Vzr. RCC 11 augustus 2015, RB 2508, dossiernr. 2015/00792 (Betekenis woord treinkaartje)
Voorzitterstoewijzing. Misleiding treinkaartjes. De uiting: Het betreft een in een envelop verspreide reclame-uiting met de tekst “Alstublieft Drie gratis treinkaartjes” Daarbij zitten twee “Overgang 2-1 dagkaart”-en en één “Meereiskaart voor 2 dagen”. De klacht: In eerste instantie denk je dat je drie gratis treinkaartjes hebt gekregen, maar dat blijkt niet het geval te zijn. Je moet over een geldig 2e klas vervoersbewijs beschikken om de kaartjes te kunnen gebruiken.

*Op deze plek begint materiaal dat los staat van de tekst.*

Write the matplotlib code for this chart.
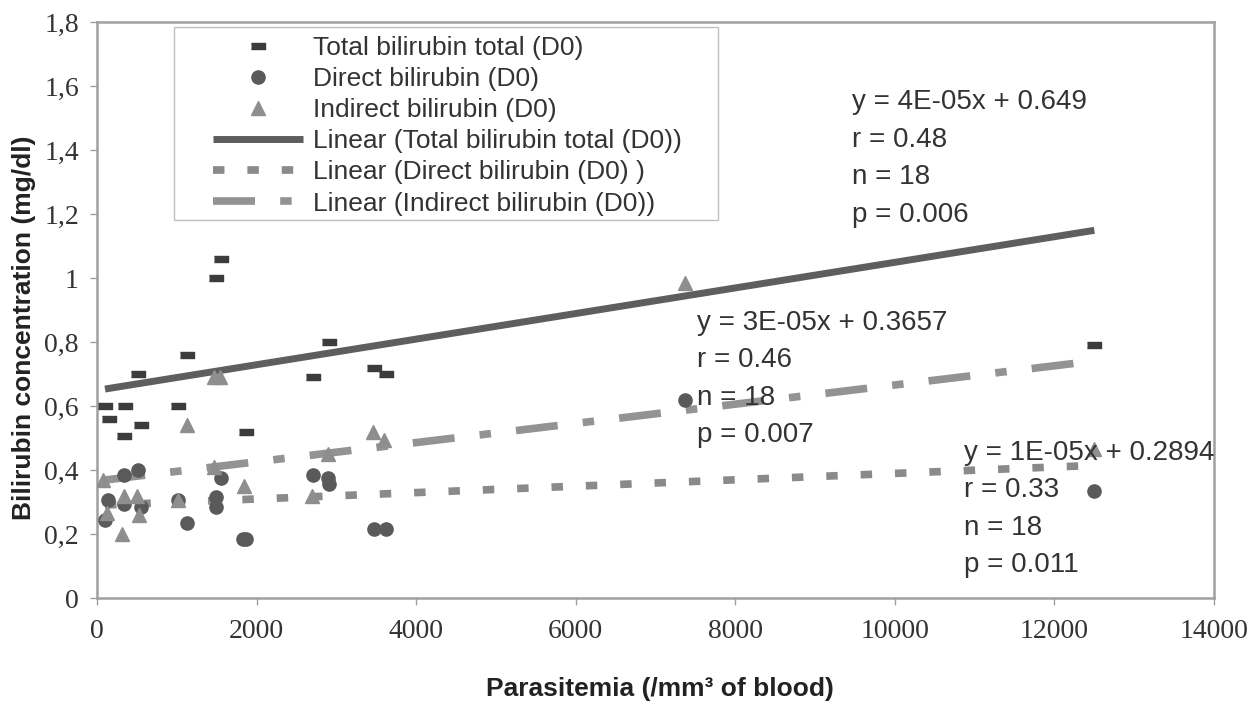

De beslissing van de voorzitter:
De klacht betreft de vraag wat de gemiddelde consument pleegt te verstaan onder het woord “treinkaartje”. Naar het oordeel van de voorzitter zal deze consument bij het lezen van de tekst “Alstublieft. Drie gratis treinkaartjes” in de veronderstelling verkeren dat hij drie kaartjes krijgt, die kunnen gelden als betalingsbewijs dan wel vervoersbewijs voor een reis per trein. De voorzitter weet zich daarin gesteund door de betekenis die het woord “treinkaartje’’ onder meer volgens Van Dale’s woordenboek der Nederlandse Taal en Wikipedia heeft. Nu de kaartjes alleen zijn te gebruiken in combinatie met een geldig vervoersbewijs acht de voorzitter de gewraakte mededeling misleidend. Dat elders op en in de uiting verwezen wordt naar van toepassing zijnde beperkende voorwaarden, leidt niet tot een ander oordeel. Blijkens het voorgaande is in de uiting voor de gemiddelde consument onjuiste informatie verstrekt als bedoeld in artikel 8.2 aanhef van de Nederlandse Reclame Code (NRC). Voorts is de voorzitter van oordeel dat de gemiddelde consument hierdoor ertoe gebracht kan worden een besluit over een transactie te nemen, dat hij anders niet had genomen. Om die reden is de uiting misleidend en daardoor oneerlijk in de zin van artikel 7 NRC.

De beslissing van de voorzitter:
Op grond van het hierboven overwogene acht de voorzitter de uiting in strijd met het bepaalde in artikel 7 van de Nederlandse Reclame Code en beveelt hij adverteerder aan om niet meer op een dergelijke wijze reclame te maken.